--- Start of Given material ---

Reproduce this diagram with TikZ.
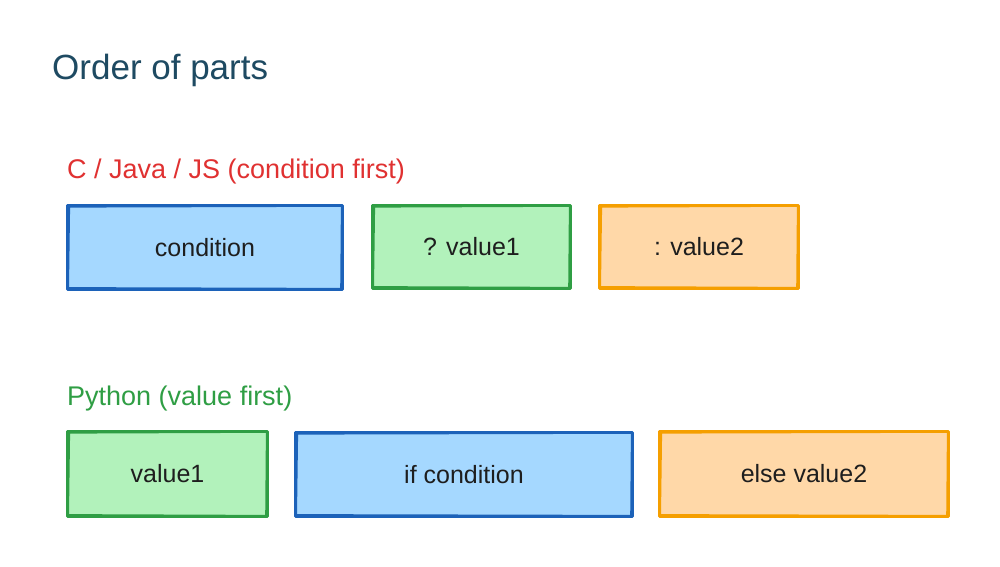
\documentclass[tikz,border=0pt]{standalone}
\usepackage{fontspec}
\setmainfont{Liberation Sans}
\definecolor{titlec}{HTML}{1E4A62}
\definecolor{redc}{HTML}{E03131}
\definecolor{greenc}{HTML}{2F9E44}
\definecolor{greenf}{HTML}{B2F2BB}
\definecolor{bluec}{HTML}{1C62B9}
\definecolor{bluef}{HTML}{A5D8FF}
\definecolor{orangec}{HTML}{F59F00}
\definecolor{orangef}{HTML}{FFD8A8}
\definecolor{textc}{HTML}{1E1E1E}
\tikzset{
  part/.style={draw=#1c, fill=#1f, line width=3pt, line join=round,
    inner sep=0pt, anchor=north west, text=textc,
    font=\fontsize{25}{29}\selectfont},
  rough/.style={draw=#1c, line width=1.2pt, line cap=round},
  heading/.style={anchor=west, inner sep=0pt, font=\fontsize{27}{32}\selectfont},
}
\newcommand{\roughbox}[2]{%
  \draw[rough=#2] ([shift={(3.5,3)}]#1.north west) -- ([shift={(-2.5,2.2)}]#1.north east)
    -- ([shift={(-3.2,-2.5)}]#1.south east) -- ([shift={(2.4,-3.3)}]#1.south west) -- cycle;}
\begin{document}
\begin{tikzpicture}[x=1pt,y=-1pt]
\useasboundingbox[fill=white] (0,0) rectangle (1000,566);
\node[anchor=west, inner sep=0pt, text=titlec, font=\fontsize{35}{40}\selectfont] (title) at (52,70) {Order of parts};
\node[heading, text=redc] (clabel) at (67,172) {C / Java / JS (condition first)};
\node[heading, text=greenc] (pylabel) at (67,399) {Python (value first)};
% C row
\node[part=blue, minimum width=275pt, minimum height=84pt] (cond) at (66,204) {condition};
\node[part=green, minimum width=198pt, minimum height=83pt] (v1) at (371,204) {? value1};
\node[part=orange, minimum width=199pt, minimum height=83pt] (v2) at (598,204) {: value2};
% Python row
\node[part=green, minimum width=200pt, minimum height=85pt] (pv1) at (66,430) {value1};
\node[part=blue, minimum width=337pt, minimum height=84pt] (pcond) at (294,431) {if condition};
\node[part=orange, minimum width=289pt, minimum height=85pt] (pv2) at (658,430) {else value2};
\roughbox{cond}{blue}
\roughbox{v1}{green}
\roughbox{v2}{orange}
\roughbox{pv1}{green}
\roughbox{pcond}{blue}
\roughbox{pv2}{orange}
\end{tikzpicture}
\end{document}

--- End of Given material ---

Instruction: Repeat the data exactly, excluding the pictures.

Correct output:
Reproduce this diagram with TikZ.
\documentclass[tikz,border=0pt]{standalone}
\usepackage{fontspec}
\setmainfont{Liberation Sans}
\definecolor{titlec}{HTML}{1E4A62}
\definecolor{redc}{HTML}{E03131}
\definecolor{greenc}{HTML}{2F9E44}
\definecolor{greenf}{HTML}{B2F2BB}
\definecolor{bluec}{HTML}{1C62B9}
\definecolor{bluef}{HTML}{A5D8FF}
\definecolor{orangec}{HTML}{F59F00}
\definecolor{orangef}{HTML}{FFD8A8}
\definecolor{textc}{HTML}{1E1E1E}
\tikzset{
  part/.style={draw=#1c, fill=#1f, line width=3pt, line join=round,
    inner sep=0pt, anchor=north west, text=textc,
    font=\fontsize{25}{29}\selectfont},
  rough/.style={draw=#1c, line width=1.2pt, line cap=round},
  heading/.style={anchor=west, inner sep=0pt, font=\fontsize{27}{32}\selectfont},
}
\newcommand{\roughbox}[2]{%
  \draw[rough=#2] ([shift={(3.5,3)}]#1.north west) -- ([shift={(-2.5,2.2)}]#1.north east)
    -- ([shift={(-3.2,-2.5)}]#1.south east) -- ([shift={(2.4,-3.3)}]#1.south west) -- cycle;}
\begin{document}
\begin{tikzpicture}[x=1pt,y=-1pt]
\useasboundingbox[fill=white] (0,0) rectangle (1000,566);
\node[anchor=west, inner sep=0pt, text=titlec, font=\fontsize{35}{40}\selectfont] (title) at (52,70) {Order of parts};
\node[heading, text=redc] (clabel) at (67,172) {C / Java / JS (condition first)};
\node[heading, text=greenc] (pylabel) at (67,399) {Python (value first)};
% C row
\node[part=blue, minimum width=275pt, minimum height=84pt] (cond) at (66,204) {condition};
\node[part=green, minimum width=198pt, minimum height=83pt] (v1) at (371,204) {? value1};
\node[part=orange, minimum width=199pt, minimum height=83pt] (v2) at (598,204) {: value2};
% Python row
\node[part=green, minimum width=200pt, minimum height=85pt] (pv1) at (66,430) {value1};
\node[part=blue, minimum width=337pt, minimum height=84pt] (pcond) at (294,431) {if condition};
\node[part=orange, minimum width=289pt, minimum height=85pt] (pv2) at (658,430) {else value2};
\roughbox{cond}{blue}
\roughbox{v1}{green}
\roughbox{v2}{orange}
\roughbox{pv1}{green}
\roughbox{pcond}{blue}
\roughbox{pv2}{orange}
\end{tikzpicture}
\end{document}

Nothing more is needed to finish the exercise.